Mason ready to build up Baraga County

Joshua Vissers/Daily Mining Gazette Burt Mason, a Detroit area native, looks to build up his adopted home as a Baraga County Commissioner.

Three people are running in August’s primary to be the Republican candidate for the Baraga County commissioner’s seat being left vacant by Bill Menge.

Burt Mason, one of the candidates, relocated to the area from Detroit. Mason has been married for 49 years and has three kids and six grandchildren, none local.

After working from home for the last few years, Mason retired from Hexagon Manufacturing Intelligence last July.

“My job was to grow our business,” Mason said.

Mason’s career included international work with Sony and Hurco, too.

“All of those jobs involved what I like to coin as ‘consistent and profitable growth,'” he said.

Mason knows that people want to see jobs and futures for their kids to be able to stay in the area, but also that those desires have to be balanced with what is already good about the county.

“I don’t think anybody, or very few people, want to see this place turn into a Munising or a Marquette,” he said. “On the other hand, they would like opportunities.”

Mason thinks he can turn his professional experience at growing businesses to the aid of Baraga County, and now that he’s retired, he has extra time to devote to the work.

Since moving to the area, Mason has already immersed himself in community involvement, becoming the president of the Friends of the Huron Mountains and Huron Island Lighthouse Preservation Association, chairman of the Baraga County Republicans, a member of the chamber of commerce and the housing committee, and has worked with the Economic Development Committee and the Drug Abatement and Rehabilitation Team.

“I’m not shying away from helping different organizations,” he said.

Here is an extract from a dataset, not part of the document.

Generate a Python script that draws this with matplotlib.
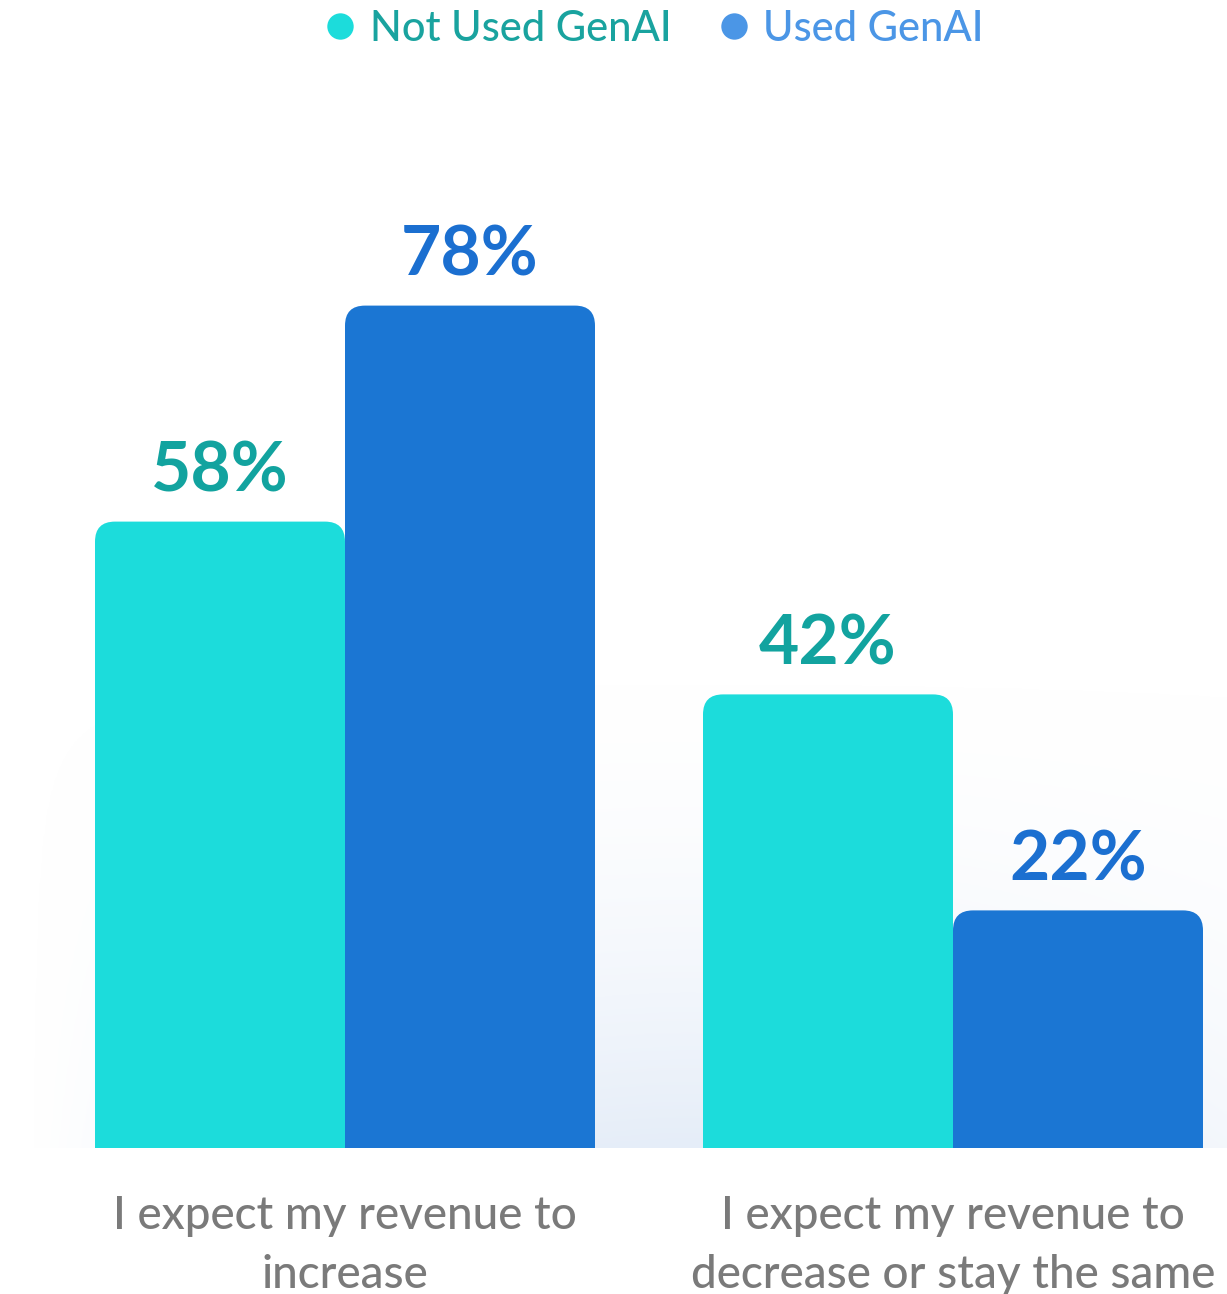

Having been involved in so many organizations, Mason said he’s noticed that many parts of the community are “siloed” away from each other and working toward different goals. The first thing he’d like to do as commissioner is talk to the organizations and work toward prioritizing some of the same goals to create a more coordinated effort at solving the big problems.

The other big issue Mason sees is a lack of taxable property. Much of Baraga County is part of the Keweenaw Bay Indian Community, and more is part of Michigan’s commercial forest program. Land that’s part of either isn’t taxable by the state.

“As a result, Baraga County is in financial peril,” Mason said.

To reverse those troubles, Mason would like to attract a mixture of different business to the county.

“Certainly tourism is one area that we could expand upon,” Mason said, reiterating he’s not interested in growing to the size of Munising.

Mason is also in favor of some manufacturing growth, and also attracting tech professionals who can work from home to the area.

“I had a great income working from home,” he said.

He’d like to add ideas from other community members to his own to formulate a strategy to move the county away from financial trouble.

While he does lead the county’s Republican Party, Mason said he doesn’t 100% agree with every party position. Environmental deregulation was a point he had to clarify.

“In general I’m on board with deregulation, but having grown up in Detroit and watched the fire that occurred down on Lake Erie, where the bay caught fire, we don’t need to go back to that,” Mason said. “There is a middle-ground.”